Or le pape récemment élu est des rares théologiens qui ont conscience des problèmes de l’évolution : dans son dernier ouvrage Foi, Vérité, Tolérance (Parole et Silence, 2005) il consacre plus de 3 pages à cette question, distinguant soigneusement micro-évolution (suscitant des variétés au sein de l’espèce et seule attestée) et macro-évolution (passage trans-spécifique, avec apparition d’organes nouveaux, jamais observé, et dont la simple possibilité reste indémontrée).
De plus Guy Berthault eut plusieurs occasions d’entretenir le cardinal Ratzinger de ses travaux et des publications scientifiques correspondantes, le dernier entretien  ayant eu lieu en marge du Symposium International sur la Création organisé par le Centre Maximilien Kolbe à Rome les 24 et 25 octobre 20023.
Devant des circonstances aussi favorables, il a paru utile que le CEP intervînt auprès du pape. On trouvera ci-après la lettre remise à Rome par Mgr Brincard2, évêque du Puy-en-Velay, ainsi que la réponse.   

Centre d’Etudes et de Prospective sur la Science CEP 

A Sa Sainteté Benoît XVI

Le 25 novembre 2005
(Sainte Catherine d’Alexandrie)

Très Saint Père,

Dès Son homélie inaugurale, prononcée le dimanche 24 avril, Votre Sainteté a pris Ses distances avec les théories naturalistes sur l’origine de l’homme, en jouant avec humour sur les mots : « evoluzione » –«  é voluto ». Puis à différentes reprises, mais en particulier lors de Sa catéchèse du 9 novembre sur le psaume 135, y citant saint Basile, Votre Sainteté nous a invité à rompre avec l’athéisme obscurcissant notre intellect, pour nous tourner avec reconnaissance vers Celui qui fut réellement Lui-même, par Sa parole créatrice, le commencement de tous les êtres.

En qualité de Président d’un cercle voué à l’étude des sciences dans une perspective chrétienne, je voudrais ici me permettre d’encourager Votre Sainteté à libérer la théologie (et tout l’enseignement de l’Eglise) d’un évolutionnisme qui, sur le strict plan scientifique, s’avère aujourd’hui de plus en plus contestable et contesté.

Il en résulterait, ce me semble, deux grands avantages pour l’Eglise :

1° Enjeu culturel. L’intelligence chrétienne se satisfait aujourd’hui d’ajouter artificiellement un « supplément d’âme » (Bergson) à une culture élaborée au sein d’une vision naturaliste du monde. En retrouvant une origine de l’homme et par là une anthropologie cohérente avec la Révélation et avec l’enseignement des Pères, la pensée chrétienne, redevenue autonome,  pourrait reprendre l’initiative dans le domaine de la culture.

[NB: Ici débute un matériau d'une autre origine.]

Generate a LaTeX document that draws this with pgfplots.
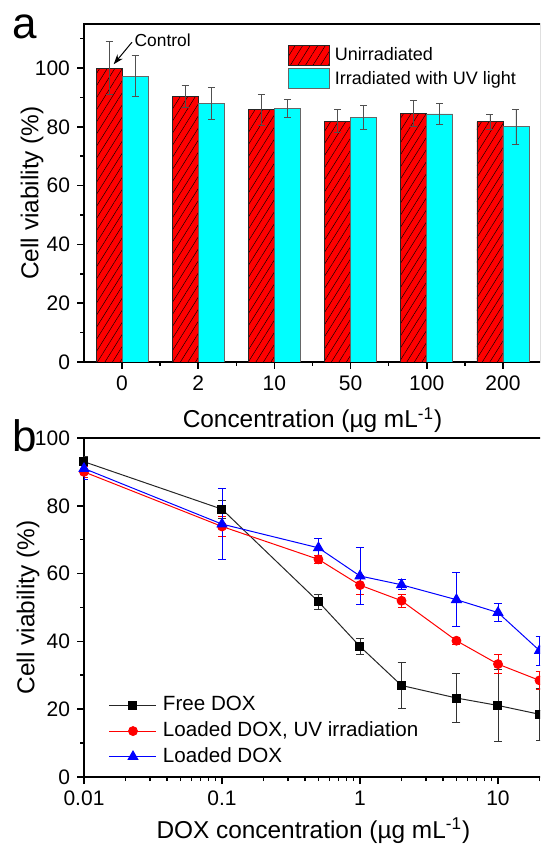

Il est compréhensible que les athées soient évolutionnistes ; il est poignant de voir de grandes intelligences chrétiennes faire des contorsions pour s’adapter artificiellement à ce moule déformant. Car le mystère de l’homme, le surnaturel et l’action divine ici-bas méritent, dans nos pensées aussi, une place d’honneur : celle qui leur revient dans la perspective de la Création par une Intelligence supérieure qui, Votre Sainteté vient de le redire, nous veut et nous aime personnellement. 

2° Question d’autorité. Le « concordisme à l’envers » pratiqué à la manière du P. Teilhard de Chardin (même si sa personne a pu jeter un pont entre la communauté scientifique et l’Eglise), eut finalement pour effet l’affaiblissement du contenu de la foi de par « la disparition presque totale, dans la théologie, de la doctrine de la création » (adresse de Votre Sainteté à la Commission théologique des évêques européens en 1989) et, partant, de la doctrine du péché originel.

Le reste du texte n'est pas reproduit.